Challenge: Transcribe the material in full. Nothing should differ except that the pictures are left out.

....

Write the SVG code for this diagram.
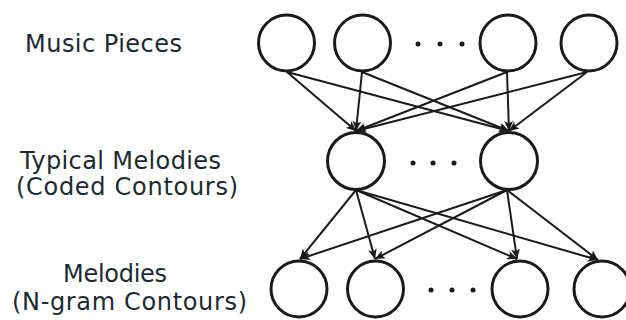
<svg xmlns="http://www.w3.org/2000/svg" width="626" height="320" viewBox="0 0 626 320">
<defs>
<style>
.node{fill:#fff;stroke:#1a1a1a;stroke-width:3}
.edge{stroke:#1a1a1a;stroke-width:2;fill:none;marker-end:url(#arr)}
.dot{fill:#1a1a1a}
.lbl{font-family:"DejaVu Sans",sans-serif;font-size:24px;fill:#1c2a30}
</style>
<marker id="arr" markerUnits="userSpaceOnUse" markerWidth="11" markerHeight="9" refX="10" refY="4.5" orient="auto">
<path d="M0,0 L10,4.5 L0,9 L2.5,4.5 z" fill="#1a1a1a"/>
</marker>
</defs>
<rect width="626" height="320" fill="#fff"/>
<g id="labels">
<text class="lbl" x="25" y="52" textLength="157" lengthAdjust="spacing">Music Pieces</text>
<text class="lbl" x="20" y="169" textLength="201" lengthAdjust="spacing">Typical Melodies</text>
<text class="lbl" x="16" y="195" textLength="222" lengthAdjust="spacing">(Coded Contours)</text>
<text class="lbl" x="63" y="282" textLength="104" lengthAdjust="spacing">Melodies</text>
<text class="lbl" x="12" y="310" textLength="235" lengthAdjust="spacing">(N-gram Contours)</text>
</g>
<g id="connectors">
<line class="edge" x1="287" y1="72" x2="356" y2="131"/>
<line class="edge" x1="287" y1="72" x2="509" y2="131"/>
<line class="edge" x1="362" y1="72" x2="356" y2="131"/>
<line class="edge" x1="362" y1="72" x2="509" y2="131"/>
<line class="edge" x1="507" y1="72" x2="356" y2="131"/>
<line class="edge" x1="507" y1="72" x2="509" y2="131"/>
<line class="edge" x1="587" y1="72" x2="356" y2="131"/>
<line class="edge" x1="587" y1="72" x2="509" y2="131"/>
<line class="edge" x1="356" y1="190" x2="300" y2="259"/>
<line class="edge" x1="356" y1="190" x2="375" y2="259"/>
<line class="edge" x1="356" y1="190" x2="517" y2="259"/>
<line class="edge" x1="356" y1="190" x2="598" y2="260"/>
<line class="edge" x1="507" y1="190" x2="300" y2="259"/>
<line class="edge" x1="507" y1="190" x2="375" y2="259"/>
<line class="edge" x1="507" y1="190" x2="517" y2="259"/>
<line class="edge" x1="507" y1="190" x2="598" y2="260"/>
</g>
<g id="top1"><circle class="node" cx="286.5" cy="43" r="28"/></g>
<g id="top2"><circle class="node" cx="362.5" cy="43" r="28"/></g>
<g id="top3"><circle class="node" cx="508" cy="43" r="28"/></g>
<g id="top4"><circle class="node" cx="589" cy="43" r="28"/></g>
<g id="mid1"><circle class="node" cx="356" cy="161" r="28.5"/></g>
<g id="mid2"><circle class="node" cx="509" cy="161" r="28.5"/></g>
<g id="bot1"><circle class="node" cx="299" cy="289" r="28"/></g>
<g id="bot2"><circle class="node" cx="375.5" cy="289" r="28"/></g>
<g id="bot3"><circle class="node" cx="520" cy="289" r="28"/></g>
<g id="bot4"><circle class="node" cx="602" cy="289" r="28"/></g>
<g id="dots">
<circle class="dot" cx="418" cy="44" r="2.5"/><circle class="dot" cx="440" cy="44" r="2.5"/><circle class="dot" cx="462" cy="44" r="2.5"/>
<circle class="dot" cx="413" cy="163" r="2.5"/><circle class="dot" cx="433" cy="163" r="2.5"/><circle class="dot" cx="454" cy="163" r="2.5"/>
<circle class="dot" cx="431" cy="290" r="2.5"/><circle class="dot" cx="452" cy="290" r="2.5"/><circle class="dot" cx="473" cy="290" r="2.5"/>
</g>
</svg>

....

Exercise answer:
Write the SVG code for this diagram.
<svg xmlns="http://www.w3.org/2000/svg" width="626" height="320" viewBox="0 0 626 320">
<defs>
<style>
.node{fill:#fff;stroke:#1a1a1a;stroke-width:3}
.edge{stroke:#1a1a1a;stroke-width:2;fill:none;marker-end:url(#arr)}
.dot{fill:#1a1a1a}
.lbl{font-family:"DejaVu Sans",sans-serif;font-size:24px;fill:#1c2a30}
</style>
<marker id="arr" markerUnits="userSpaceOnUse" markerWidth="11" markerHeight="9" refX="10" refY="4.5" orient="auto">
<path d="M0,0 L10,4.5 L0,9 L2.5,4.5 z" fill="#1a1a1a"/>
</marker>
</defs>
<rect width="626" height="320" fill="#fff"/>
<g id="labels">
<text class="lbl" x="25" y="52" textLength="157" lengthAdjust="spacing">Music Pieces</text>
<text class="lbl" x="20" y="169" textLength="201" lengthAdjust="spacing">Typical Melodies</text>
<text class="lbl" x="16" y="195" textLength="222" lengthAdjust="spacing">(Coded Contours)</text>
<text class="lbl" x="63" y="282" textLength="104" lengthAdjust="spacing">Melodies</text>
<text class="lbl" x="12" y="310" textLength="235" lengthAdjust="spacing">(N-gram Contours)</text>
</g>
<g id="connectors">
<line class="edge" x1="287" y1="72" x2="356" y2="131"/>
<line class="edge" x1="287" y1="72" x2="509" y2="131"/>
<line class="edge" x1="362" y1="72" x2="356" y2="131"/>
<line class="edge" x1="362" y1="72" x2="509" y2="131"/>
<line class="edge" x1="507" y1="72" x2="356" y2="131"/>
<line class="edge" x1="507" y1="72" x2="509" y2="131"/>
<line class="edge" x1="587" y1="72" x2="356" y2="131"/>
<line class="edge" x1="587" y1="72" x2="509" y2="131"/>
<line class="edge" x1="356" y1="190" x2="300" y2="259"/>
<line class="edge" x1="356" y1="190" x2="375" y2="259"/>
<line class="edge" x1="356" y1="190" x2="517" y2="259"/>
<line class="edge" x1="356" y1="190" x2="598" y2="260"/>
<line class="edge" x1="507" y1="190" x2="300" y2="259"/>
<line class="edge" x1="507" y1="190" x2="375" y2="259"/>
<line class="edge" x1="507" y1="190" x2="517" y2="259"/>
<line class="edge" x1="507" y1="190" x2="598" y2="260"/>
</g>
<g id="top1"><circle class="node" cx="286.5" cy="43" r="28"/></g>
<g id="top2"><circle class="node" cx="362.5" cy="43" r="28"/></g>
<g id="top3"><circle class="node" cx="508" cy="43" r="28"/></g>
<g id="top4"><circle class="node" cx="589" cy="43" r="28"/></g>
<g id="mid1"><circle class="node" cx="356" cy="161" r="28.5"/></g>
<g id="mid2"><circle class="node" cx="509" cy="161" r="28.5"/></g>
<g id="bot1"><circle class="node" cx="299" cy="289" r="28"/></g>
<g id="bot2"><circle class="node" cx="375.5" cy="289" r="28"/></g>
<g id="bot3"><circle class="node" cx="520" cy="289" r="28"/></g>
<g id="bot4"><circle class="node" cx="602" cy="289" r="28"/></g>
<g id="dots">
<circle class="dot" cx="418" cy="44" r="2.5"/><circle class="dot" cx="440" cy="44" r="2.5"/><circle class="dot" cx="462" cy="44" r="2.5"/>
<circle class="dot" cx="413" cy="163" r="2.5"/><circle class="dot" cx="433" cy="163" r="2.5"/><circle class="dot" cx="454" cy="163" r="2.5"/>
<circle class="dot" cx="431" cy="290" r="2.5"/><circle class="dot" cx="452" cy="290" r="2.5"/><circle class="dot" cx="473" cy="290" r="2.5"/>
</g>
</svg>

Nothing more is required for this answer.